Análise Política
Há um certo quê de Velho do Restelo no lamento permanente contra a
polarização política, que a narrativa aponta como acontecendo agora numa
escala inédita. E à lamentação costuma seguir-se uma fúria santa, o
apelo à solução mágica: cada um busca eliminar da polarização o incômodo
“outro”. Mais pedregosa é a missão do autodenominado centro, que se
impôs em algum momento a tarefa de remover da cena não um, mas os dois
polos.
Talvez não haja sintoma mais definitivo da agonia da Nova República,
cujo pilar central, ou um dos, era a premissa de que todos os grupos
políticos teriam o direito de existir e disputar o poder. E,
naturalmente, revezarem-se nele. Mas os fatos das últimas décadas
acabaram revelando (como se precisasse ser revelado) que esse “direito
universal” seria, na prática, não tão universal assim.
Tudo começou com o impeachment de Fernando Color de Mello, em que as
evidências de um “crime de responsabilidade” formal eram ainda mais
escassas do que viriam a ser no caso Dilma Rousseff. Collor não foi
ejetado por eventuais crimes, mas por faltar-lhe base política, já que
era “de fora” do bloco vitorioso em 1985. Bloco que vinha de fracassar
espetacularmente nas eleições presidenciais de 1989, mas mantinha
hegemonia no Congresso e na sociedade civil.[uma avaliação honesta, leva à conclusão de que a Nova República foi o embrião das organizações criminosas que produziram o 'mensalão' e o 'petrolão', sem esquecer de outras menores iniciadas ainda no governo Sarney.]
Quando a passagem do tempo der uma desbastada nas paixões que contaminam
a análise histórica, ver-se-á aquele impeachment na origem da dinâmica
política que acabou levando ao passamento da Nova República. Foi a
semente da ideia, agora amplamente disseminada, de que vale tudo para
eliminar o adversário da cena. O curioso, ainda que previsível, é a
“defesa da Nova República” servir hoje para justificar exatamente o
contrário dela.
A Nova República buscou substituir a autocracia por um regime
democrático-constitucional em que o Legislativo fosse o palco para
alcançar as maiorias e consensos possíveis. Hoje, recebe-se com
naturalidade que esse papel seja transferido ao Judiciário, o único dos
três poderes não eleito diretamente pelo povo. [é a democracia à brasileira.]E se você mexe na
realidade ela também o transforma: o Supremo Tribunal Federal virou um
mini-Congresso.
A Nova República veio para restaurar a imunidade parlamentar e proteger
os mandatos contra as cassações arbitrárias. Hoje, a cultura do
cancelamento contaminou a representação política e cassar mandatos virou
algo aceitável e até rotineiro. O aspecto mais estupefaciente é o
próprio Legislativo receber com passividade a invasão de suas
atribuições. Nós tempos do regime militar, pelo menos ouviam-se bons
discursos de protesto quando mandatos eram cassados.

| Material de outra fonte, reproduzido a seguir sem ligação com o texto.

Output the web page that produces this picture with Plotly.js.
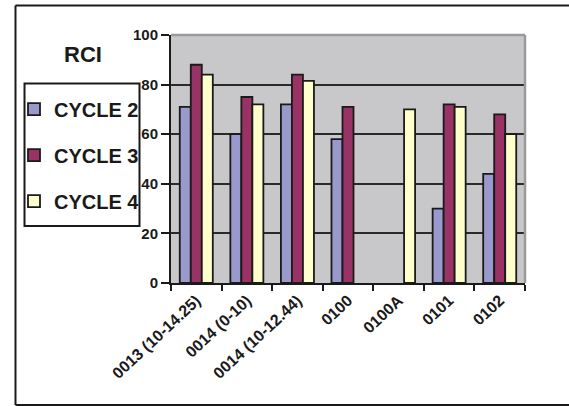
<!DOCTYPE html>
<html>
<head>
<meta charset="utf-8">
<script src="https://cdn.plot.ly/plotly-3.0.1.min.js"></script>
<style>html,body{margin:0;padding:0;background:#fff;}#chart{width:569px;height:406px;}</style>
</head>
<body>
<div id="chart"></div>
<script>
const categories = ['0013 (10-14.25)', '0014 (0-10)', '0014 (10-12.44)', '0100', '0100A', '0101', '0102'];
const cycle2 = [71, 60, 72, 58, null, 30, 44];
const cycle3 = [88, 75, 84, 71, null, 72, 68];
const cycle4 = [84, 72, 81.5, null, 70, 71, 60];
const seriesNames = ['CYCLE 2', 'CYCLE 3', 'CYCLE 4'];
const seriesColors = ['#9999CC', '#993366', '#FFFFCC'];
const yTicks = [0, 20, 40, 60, 80, 100];

const FONT = 'Liberation Sans, Arial, sans-serif';
const seriesValues = [cycle2, cycle3, cycle4];
const data = seriesValues.map((vals, i) => ({
  type: 'bar',
  name: seriesNames[i],
  x: categories,
  y: vals,
  legendgroup: 'g' + i,
  marker: {color: seriesColors[i], line: {color: '#1a1a1a', width: 1.8}},
  hoverinfo: 'x+y+name'
}));

const layout = {
  width: 569, height: 406,
  margin: {l: 171, r: 44, t: 35, b: 123},
  paper_bgcolor: '#ffffff',
  plot_bgcolor: '#C8C8CB',
  barmode: 'group',
  bargap: 0.347,
  bargroupgap: 0,
  font: {family: FONT, color: '#1a1a1a'},
  showlegend: true,
  legend: {
    x: -0.4435, xanchor: 'left',
    y: 0.78, yanchor: 'top',
    bgcolor: 'rgba(0,0,0,0)', borderwidth: 0,
    font: {family: FONT, size: 20, weight: 700, color: '#1a1a1a'},
    tracegroupgap: 17,
    traceorder: 'grouped'
  },
  xaxis: {
    type: 'category',
    tickson: 'boundaries',
    ticks: 'outside', ticklen: 6, tickwidth: 2, tickcolor: '#1a1a1a',
    showline: true, linecolor: '#1a1a1a', linewidth: 2,
    showgrid: false,
    tickangle: -43,
    tickfont: {family: FONT, size: 16, weight: 700, color: '#1a1a1a'},
    fixedrange: true
  },
  yaxis: {
    range: [0, 100],
    tickvals: yTicks,
    ticks: 'outside', ticklen: 8, tickwidth: 2, tickcolor: '#1a1a1a',
    showline: true, linecolor: '#1a1a1a', linewidth: 2,
    showgrid: true, gridcolor: '#2a2a2a', gridwidth: 2,
    zeroline: false,
    tickfont: {family: FONT, size: 15, weight: 700, color: '#1a1a1a'},
    fixedrange: true
  },
  shapes: [
    {type: 'line', xref: 'paper', yref: 'paper', x0: -0.4393, x1: -0.4393, y0: -0.492, y1: 1.119,
     line: {color: '#1a1a1a', width: 2}, layer: 'below'},
    {type: 'line', xref: 'paper', yref: 'paper', x0: -0.4393, x1: 1.2, y0: 1.119, y1: 1.119,
     line: {color: '#1a1a1a', width: 2}, layer: 'below'},
    {type: 'line', xref: 'paper', yref: 'paper', x0: -0.4393, x1: 1.2, y0: -0.492, y1: -0.492,
     line: {color: '#1a1a1a', width: 2}, layer: 'below'},
    {type: 'rect', xref: 'paper', yref: 'paper', x0: -0.4138, x1: -0.089, y0: 0.2298, y1: 0.8044,
     line: {color: '#1a1a1a', width: 2}, fillcolor: 'rgba(0,0,0,0)', layer: 'above'},
    {type: 'line', xref: 'paper', yref: 'paper', x0: 0, x1: 1, y0: 1, y1: 1,
     line: {color: '#9a9a9a', width: 2.5}, layer: 'above'},
    {type: 'line', xref: 'paper', yref: 'paper', x0: 1, x1: 1, y0: 0, y1: 1,
     line: {color: '#9a9a9a', width: 2.5}, layer: 'above'}
  ],
  annotations: [
    {text: 'RCI', xref: 'paper', yref: 'paper', x: -0.2486, y: 0.921,
     xanchor: 'center', yanchor: 'middle', showarrow: false,
     font: {family: FONT, size: 22, weight: 700, color: '#1a1a1a'}}
  ]
};

Plotly.newPlot('chart', data, layout, {displayModeBar: false, staticPlot: true});
</script>
</body>
</html>
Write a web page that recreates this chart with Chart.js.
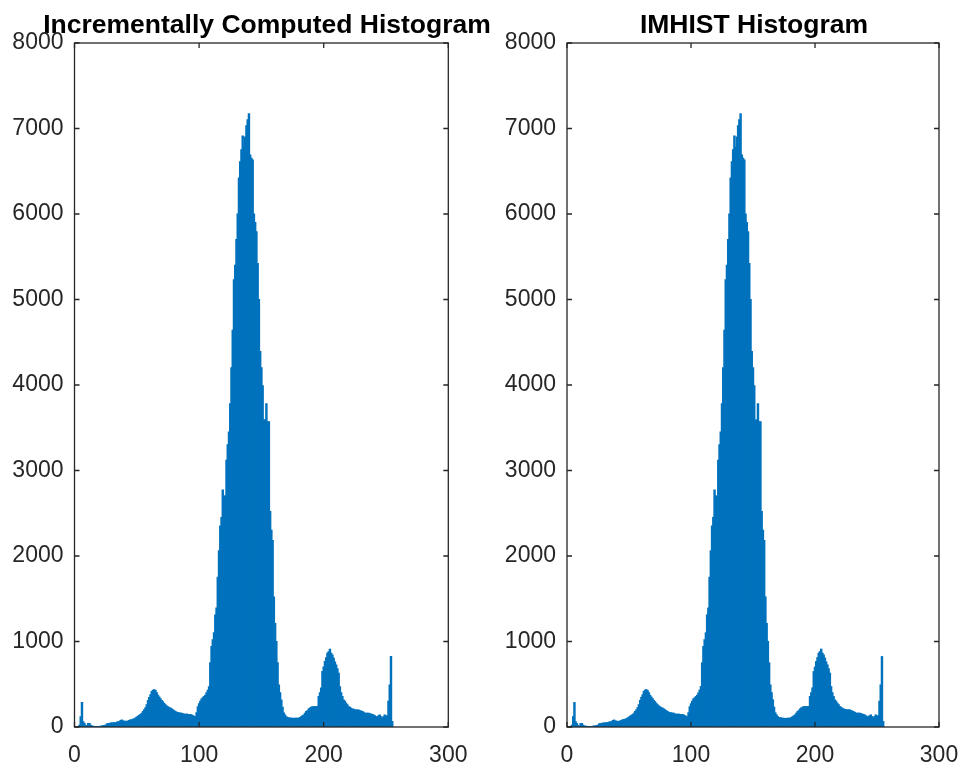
<!DOCTYPE html>
<html>
<head>
<meta charset="utf-8">
<script src="https://cdn.jsdelivr.net/npm/chart.js@4/dist/chart.umd.min.js"></script>
<style>
  html, body { margin: 0; padding: 0; background: #fff; overflow: hidden; width: 961px; height: 763px; }
  canvas { position: absolute; top: 0; }
  #left { left: 0; }
  #right { left: 500px; }
</style>
</head>
<body>
<canvas id="left" width="534" height="763"></canvas>
<canvas id="right" width="508" height="763"></canvas>
<script>
// intensity levels 0..255
const levels = Array.from({ length: 256 }, (_, i) => i);

// pixel counts per level (both panels show the same histogram)
const counts = [
  0, 0, 0, 0, 20, 120, 285, 60, 40, 15,
  10, 40, 40, 20, 10, 8, 6, 5, 5, 5,
  5, 8, 10, 12, 15, 20, 35, 40, 40, 45,
  45, 45, 50, 50, 55, 60, 60, 75, 80, 70,
  65, 65, 60, 70, 75, 85, 80, 90, 95, 105,
  115, 125, 135, 145, 160, 180, 200, 225, 260, 310,
  345, 375, 415, 430, 435, 425, 400, 370, 350, 330,
  310, 295, 275, 260, 245, 235, 225, 220, 210, 200,
  190, 180, 170, 165, 165, 160, 160, 150, 150, 145,
  150, 145, 140, 145, 140, 130, 125, 115, 165, 235,
  270, 300, 327, 340, 355, 370, 398, 430, 471, 749,
  940, 1020, 1100, 1310, 1390, 1750, 2060, 2350, 2450, 2770,
  2700, 2700, 3120, 3300, 3450, 3780, 4200, 4640, 5230, 5400,
  5700, 6000, 6420, 6610, 6750, 6910, 6780, 6900, 7030, 7100,
  7170, 6690, 6650, 6630, 6000, 5900, 5790, 5420, 5000, 4390,
  4200, 3990, 3590, 3590, 3780, 3570, 3570, 2520, 2300, 2180,
  1520, 1210, 1000, 750, 490, 400, 316, 230, 164, 140,
  120, 110, 105, 105, 100, 100, 98, 100, 100, 102,
  100, 110, 120, 130, 140, 160, 179, 190, 210, 222,
  230, 237, 237, 237, 237, 237, 355, 400, 456, 647,
  700, 764, 810, 862, 880, 909, 862, 840, 804, 760,
  725, 680, 628, 471, 400, 355, 316, 300, 277, 260,
  237, 230, 218, 210, 205, 199, 199, 199, 199, 190,
  185, 179, 170, 160, 160, 160, 160, 155, 150, 145,
  140, 130, 117, 120, 130, 140, 120, 105, 120, 140,
  120, 130, 300, 491, 822, 62
];

const xTicks = [0, 100, 200, 300];
const yTicks = [0, 1000, 2000, 3000, 4000, 5000, 6000, 7000, 8000];

const axisColor = '#262626';
const fontFamily = '"Liberation Sans", Arial, Helvetica, sans-serif';

// box around the axes with inward ticks on all four sides, like MATLAB
const boxPlugin = {
    id: 'matlabBox',
    afterDraw(chart) {
        const { ctx, chartArea: a, scales: { x, y } } = chart;
        ctx.save();
        ctx.strokeStyle = axisColor;
        ctx.lineWidth = 1.3;
        ctx.strokeRect(a.left, a.top, a.right - a.left, a.bottom - a.top);
        ctx.beginPath();
        x.ticks.forEach(t => {
            const px = x.getPixelForValue(t.value);
            ctx.moveTo(px, a.bottom); ctx.lineTo(px, a.bottom - 5);
            ctx.moveTo(px, a.top); ctx.lineTo(px, a.top + 5);
        });
        y.ticks.forEach(t => {
            const py = y.getPixelForValue(t.value);
            ctx.moveTo(a.left, py); ctx.lineTo(a.left + 5, py);
            ctx.moveTo(a.right, py); ctx.lineTo(a.right - 5, py);
        });
        ctx.stroke();
        ctx.restore();
    }
};

// leftWidth / rightWidth: space left and right of the plot box inside the canvas
function makeHistogram(id, title, leftWidth, rightWidth) {
    new Chart(document.getElementById(id), {
        type: 'bar',
        data: {
            datasets: [{
                data: levels.map((lv, i) => ({ x: lv, y: counts[i] })),
                backgroundColor: '#0072BD',
                borderWidth: 0,
                barPercentage: 1,
                categoryPercentage: 1,
                inflateAmount: 0.6
            }]
        },
        options: {
            responsive: false,
            animation: false,
            devicePixelRatio: 1,
            layout: { padding: 0 },
            plugins: {
                legend: { display: false },
                tooltip: { enabled: false },
                title: {
                    display: true,
                    text: title,
                    color: '#000',
                    font: { family: fontFamily, size: 26.5, weight: 'bold' },
                    padding: { top: 9.5, bottom: 1.7 }
                }
            },
            scales: {
                x: {
                    type: 'linear',
                    offset: false,
                    min: 0,
                    max: 300,
                    afterBuildTicks: s => { s.ticks = xTicks.map(v => ({ value: v })); },
                    afterFit: s => { s.height = 36; },
                    grid: { display: false, drawTicks: false, offset: false },
                    border: { display: false },
                    ticks: { color: axisColor, padding: 15, maxRotation: 0, font: { family: fontFamily, size: 23 } }
                },
                y: {
                    min: 0,
                    max: 8000,
                    afterBuildTicks: s => { s.ticks = yTicks.map(v => ({ value: v })); },
                    afterFit: s => { s.width = leftWidth; },
                    grid: { display: false, drawTicks: false },
                    border: { display: false },
                    ticks: {
                        color: axisColor,
                        padding: 11,
                        font: { family: fontFamily, size: 23 },
                        callback: v => String(v)
                    }
                },
                // empty right-hand margin so the title centres like the original
                margin: {
                    position: 'right',
                    display: true,
                    afterFit: s => { s.width = rightWidth; },
                    grid: { display: false, drawTicks: false },
                    border: { display: false },
                    ticks: { display: false }
                }
            }
        },
        plugins: [boxPlugin]
    });
}

makeHistogram('left', 'Incrementally Computed Histogram', 74.5, 534 - 448.3);
makeHistogram('right', 'IMHIST Histogram', 67, 508 - 439);
</script>
</body>
</html>
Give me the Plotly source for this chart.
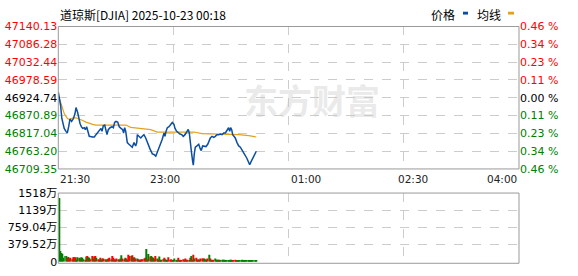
import plotly.graph_objects as go

W, H = 578, 276
def px(x): return x / W
def py(y): return 1 - y / H

# ---------------- data ----------------
title_text = "道琼斯[DJIA] 2025-10-23 00:18"
time_labels = ["21:30", "23:00", "01:00", "02:30", "04:00"]
time_label_pos = [0, 90, 210, 300, 390]          # minutes after 21:30
session_minutes = 390
grid_x = [97.5, 195, 292.5]

price_ticks = ["47140.13", "47086.28", "47032.44", "46978.59", "46924.74",
               "46870.89", "46817.04", "46763.20", "46709.35"]
pct_ticks = ["0.46 %", "0.34 %", "0.23 %", "0.11 %", "0.00 %",
             "0.11 %", "0.23 %", "0.34 %", "0.46 %"]
vol_tick_vals = [0, 379.52, 759.04, 1138.56, 1518.08]
vol_tick_text = ["0", "379.52万", "759.04万", "1139万", "1518万"]

price_t = [0, 1, 2, 3, 5, 6.5, 7.6, 8.8, 9.9, 11.3, 12.7, 14.1, 15, 16.4, 17.3, 18.4,
           19.5, 20.6, 22, 22.9, 24, 25.1, 26.2, 29.1, 30.5, 31.9, 33.3, 34.7, 36.1,
           37, 38.1, 39.3, 40.4, 41.2, 42.3, 43.8, 45.5, 46.6, 47.7, 48.8, 50.3, 51.6,
           53.1, 54.5, 55.3, 56.2, 57.1, 58.4, 59.8, 61.3, 62.6, 64.1, 65.5, 66.4,
           66.9, 68.3, 69.8, 71.1, 72.5, 74, 75.3, 76.8, 77.6, 79.6, 81, 82.5, 83.8,
           85.2, 86.7, 88, 89.5, 90.3, 91.2, 92.3, 93.7, 95.1, 96.5, 97.9, 98.8,
           100.2, 101.6, 103, 104.5, 105.8, 107.3, 108.7, 110, 110.9, 112.1, 112.9,
           113.8, 114.3, 115.1, 116, 117.4, 118.9, 120.2, 121, 122.2, 123.6, 125,
           126.5, 127.8, 128.7, 130.1, 131.6, 132.9, 134.3, 135.8, 137.1, 138.6, 140,
           141.4, 142.8, 144.2, 145.1, 145.9, 146.8, 147.6, 148.7, 149.8, 151.3,
           152.7, 154.1, 155.5, 156.9, 158.3, 159.7, 161.2, 162, 162.9, 164, 165.4,
           166.8, 167.6]
price_v = [46942, 46925, 46900, 46862, 46832, 46823, 46818, 46837, 46861, 46853, 46861,
           46876, 46895, 46880, 46861, 46847, 46837, 46832, 46834, 46828, 46837, 46818,
           46808, 46806, 46806, 46813, 46820, 46828, 46832, 46823, 46840, 46842, 46825,
           46813, 46828, 46834, 46837, 46834, 46850, 46853, 46851, 46837, 46832, 46828,
           46818, 46834, 46823, 46789, 46784, 46779, 46775, 46789, 46779, 46789, 46813,
           46808, 46803, 46808, 46813, 46803, 46789, 46779, 46770, 46755, 46753, 46748,
           46760, 46775, 46784, 46799, 46818, 46808, 46823, 46834, 46837, 46842, 46850,
           46844, 46832, 46823, 46818, 46815, 46813, 46808, 46813, 46823, 46829, 46818,
           46789, 46755, 46731, 46721, 46755, 46775, 46779, 46784, 46770, 46765, 46779,
           46779, 46777, 46784, 46794, 46803, 46808, 46805, 46808, 46813, 46813, 46815,
           46813, 46818, 46818, 46828, 46834, 46823, 46834, 46828, 46813, 46808, 46803,
           46789, 46779, 46775, 46765, 46755, 46750, 46741, 46731, 46722, 46729, 46736,
           46746, 46755, 46763]

avg_t = [0, 2.3, 3.7, 5.1, 6.5, 8, 9.3, 12.2, 15, 17.8, 20.7, 23.4, 26.2, 29.1, 31.9,
         37.6, 57.3, 61.3, 69.8, 78.2, 83.8, 97.9, 114.9, 121.6, 141.4, 152.7, 161.2,
         166.8, 167.6]
avg_v = [46933, 46909, 46890, 46876, 46868, 46861, 46859, 46863, 46864, 46861, 46856,
         46851, 46847, 46844, 46842, 46842, 46842, 46835, 46832, 46828, 46821, 46821,
         46821, 46816, 46815, 46813, 46810, 46808, 46806]

# volume per minute (万), direction r = up, g = down
volume = [1410, 238, 190, 175, 84, 126, 126, 84, 105, 70, 84, 56, 98, 98, 98, 42, 98, 84,
          70, 98, 84, 56, 42, 112, 126, 98, 84, 56, 126, 70, 112, 126, 84, 56, 42, 84, 42,
          70, 70, 56, 42, 56, 70, 84, 56, 126, 84, 56, 42, 70, 56, 42, 70, 140, 70, 56, 84,
          70, 42, 154, 126, 126, 140, 84, 98, 70, 70, 56, 42, 42, 56, 56, 70, 84, 280, 56,
          168, 112, 126, 98, 84, 56, 126, 70, 42, 112, 42, 42, 56, 84, 56, 42, 28, 98, 42,
          56, 28, 14, 70, 28, 42, 84, 28, 42, 28, 56, 42, 70, 42, 42, 28, 84, 126, 42, 154,
          70, 84, 42, 56, 28, 70, 70, 70, 70, 56, 42, 70, 154, 70, 42, 28, 42, 70, 42, 42,
          42, 42, 28, 42, 42, 42, 28, 28, 28, 28, 42, 42, 28, 28, 42, 28, 28, 28, 28, 28,
          42, 28, 28, 28, 28, 28, 28, 28, 28, 28, 28, 28, 28]
direction = ("ggggggg" "rgrrgrrrgggrgggrgrggrrgrrgrrrgg" "rrggrrgrrgrrgrggrrgr"
             "grrgrrgrgrrgrrrrgrgrgrggrgrgrgrrgggrrrrggggrrgrrrrgrgrgrrgrrr"
             "grrrgggrgrgrrggggrgggggggggggrrr")

# ---------------- styles ----------------
RED, GREEN, DARK = "#ff0000", "#008000", "#000000"
LINE_BLUE, AVG_GOLD = "#0b4ea2", "#e3a21a"
FONT = "DejaVu Sans, Noto Sans CJK SC"

n = len(volume)
direction = (direction + "g" * n)[:n]
bar_colors = [RED if d == "r" else GREEN for d in direction]
bar_x = [i + 0.5 for i in range(n)]   # each bar spans its own minute

def colored(labels, mid):
    out = []
    for i, s in enumerate(labels):
        c = RED if i < mid else (DARK if i == mid else GREEN)
        out.append(f'<span style="color:{c}">{s}</span>')
    return out

fig = go.Figure()
fig.add_trace(go.Scatter(x=avg_t, y=avg_v, mode="lines",
                         line=dict(color=AVG_GOLD, width=1.2), xaxis="x", yaxis="y",
                         hoverinfo="skip"))
fig.add_trace(go.Scatter(x=price_t, y=price_v, mode="lines",
                         line=dict(color=LINE_BLUE, width=1.5), xaxis="x", yaxis="y",
                         hoverinfo="skip"))
fig.add_trace(go.Scatter(x=[0], y=[float(price_ticks[4])], mode="markers",
                         marker=dict(opacity=0), xaxis="x", yaxis="y2",
                         hoverinfo="skip"))
fig.add_trace(go.Bar(x=bar_x, y=volume, marker=dict(color=bar_colors, line_width=0),
                     xaxis="x2", yaxis="y3", hoverinfo="skip"))

xd = [px(58.3), px(519)]
pvals = [float(s) for s in price_ticks]
grid = dict(showgrid=True, gridcolor="#cccccc", griddash="dash", gridwidth=1)

fig.update_layout(
    width=W, height=H, margin=dict(l=0, r=0, t=0, b=0),
    paper_bgcolor="white", plot_bgcolor="white", showlegend=False,
    bargap=0.15,
    font=dict(family=FONT, size=11, color=DARK),
    xaxis=dict(domain=xd, range=[0, session_minutes], tickvals=grid_x,
               showticklabels=False, zeroline=False, ticks="", **grid),
    yaxis=dict(domain=[py(171), py(21.5)], range=[pvals[-1], pvals[0]],
               tickvals=pvals, ticktext=colored(price_ticks, 4), zeroline=False,
               ticks="", **grid),
    yaxis2=dict(overlaying="y", side="right", range=[pvals[-1], pvals[0]],
                tickvals=pvals, ticktext=colored(pct_ticks, 4), showgrid=False,
                zeroline=False, ticks=""),
    xaxis2=dict(domain=xd, range=[0, session_minutes], tickvals=grid_x, anchor="y3",
                showticklabels=False, zeroline=False, ticks="", **grid),
    yaxis3=dict(domain=[py(268.3), py(196.3)], range=[0, vol_tick_vals[-1]],
                tickvals=vol_tick_vals, ticktext=vol_tick_text, anchor="x2",
                zeroline=False, ticks="", **grid),
)

shapes = [
    dict(type="rect", xref="paper", yref="paper", x0=px(58.3), x1=px(519),
         y0=py(171), y1=py(21.5), line=dict(color="#999999", width=1)),
    dict(type="rect", xref="paper", yref="paper", x0=px(58.3), x1=px(519),
         y0=py(270), y1=py(196.3), line=dict(color="#999999", width=1)),
    dict(type="rect", xref="paper", yref="paper", x0=px(463), x1=px(468),
         y0=py(9), y1=py(6), fillcolor="#0b4ea2", line_width=0),
    dict(type="rect", xref="paper", yref="paper", x0=px(508), x1=px(514),
         y0=py(9), y1=py(6), fillcolor="#e3a21a", line_width=0),
]
fig.update_layout(shapes=shapes)

ann = []
for lab, pos in zip(time_labels, time_label_pos):
    xa = "left" if pos == 0 else ("right" if pos == session_minutes else "center")
    ann.append(dict(x=pos, xref="x", y=py(182), yref="paper", text=lab, showarrow=False,
                    xanchor=xa, yanchor="middle", font=dict(size=10.5, color="#222")))
ann.append(dict(x=px(58), y=py(8.5), xref="paper", yref="paper", text=title_text,
                showarrow=False, xanchor="left", yanchor="middle",
                font=dict(family="Noto Sans CJK SC", size=12, color=DARK)))
ann.append(dict(x=px(443), y=py(8.5), xref="paper", yref="paper", text="价格",
                showarrow=False, xanchor="center", yanchor="middle",
                font=dict(family="Noto Sans CJK SC", size=12, color=DARK)))
ann.append(dict(x=px(489), y=py(8.5), xref="paper", yref="paper", text="均线",
                showarrow=False, xanchor="center", yanchor="middle",
                font=dict(family="Noto Sans CJK SC", size=12, color=DARK)))
ann.append(dict(x=px(312), y=py(98), xref="paper", yref="paper", text="<b>东方财富</b>",
                showarrow=False, xanchor="center", yanchor="middle",
                font=dict(family="Noto Sans CJK SC", size=34, color="rgba(200,200,200,0.4)")))
fig.update_layout(annotations=ann)

fig.write_html("out.html")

Os exemplos são muitos. Um evidente está na criminalização da liberdade
de expressão, a pretexto de proteger contra as “ideias erradas”. E por
aí seguimos. A situação que vai se criando é confortável para quem, em
certo momento, está em situação vantajosa na batalha permanente para a
supressão do adversário. Aí ouvem-se, do lado mais fraco, os apelos ao
respeito aos direitos e garantias previstos na Carta. Quando o vento
muda, mudam de lado os argumentos. E com a maior naturalidade.